Learning Knowledge-based Prompts for Robust 3D Mask Presentation Attack Detection
Journal:
arXiv
Published Date:
May 6, 2025
Abstract
3D mask presentation attack detection is crucial for protecting face
recognition systems against the rising threat of 3D mask attacks. While most
existing methods utilize multimodal features or remote photoplethysmography
(rPPG) signals to distinguish between real faces and 3D masks, they face
significant challenges, such as the high costs associated with multimodal
sensors and limited generalization ability. Detection-related text descriptions
offer concise, universal information and are cost-effective to obtain. However,
the potential of vision-language multimodal features for 3D mask presentation
attack detection remains unexplored. In this paper, we propose a novel
knowledge-based prompt learning framework to explore the strong generalization
capability of vision-language models for 3D mask presentation attack detection.

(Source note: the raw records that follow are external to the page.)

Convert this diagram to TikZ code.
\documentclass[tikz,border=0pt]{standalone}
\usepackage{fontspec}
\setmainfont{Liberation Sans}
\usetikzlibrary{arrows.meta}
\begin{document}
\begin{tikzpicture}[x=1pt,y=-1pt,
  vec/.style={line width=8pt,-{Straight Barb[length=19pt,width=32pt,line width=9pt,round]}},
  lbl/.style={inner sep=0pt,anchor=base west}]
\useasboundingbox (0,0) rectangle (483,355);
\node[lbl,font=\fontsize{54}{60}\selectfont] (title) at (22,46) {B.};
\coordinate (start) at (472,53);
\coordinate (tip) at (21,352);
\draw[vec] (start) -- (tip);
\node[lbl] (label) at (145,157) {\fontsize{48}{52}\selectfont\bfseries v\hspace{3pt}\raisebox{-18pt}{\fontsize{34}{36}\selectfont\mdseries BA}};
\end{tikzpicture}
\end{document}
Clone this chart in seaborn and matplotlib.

Specifically, our approach incorporates entities and triples from knowledge
graphs into the prompt learning process, generating fine-grained, task-specific
explicit prompts that effectively harness the knowledge embedded in pre-trained
vision-language models. Furthermore, considering different input images may
emphasize distinct knowledge graph elements, we introduce a visual-specific
knowledge filter based on an attention mechanism to refine relevant elements
according to the visual context. Additionally, we leverage causal graph theory
insights into the prompt learning process to further enhance the generalization
ability of our method. During training, a spurious correlation elimination
paradigm is employed, which removes category-irrelevant local image patches
using guidance from knowledge-based text features, fostering the learning of
generalized causal prompts that align with category-relevant local patches.
Experimental results demonstrate that the proposed method achieves
state-of-the-art intra- and cross-scenario detection performance on benchmark
datasets.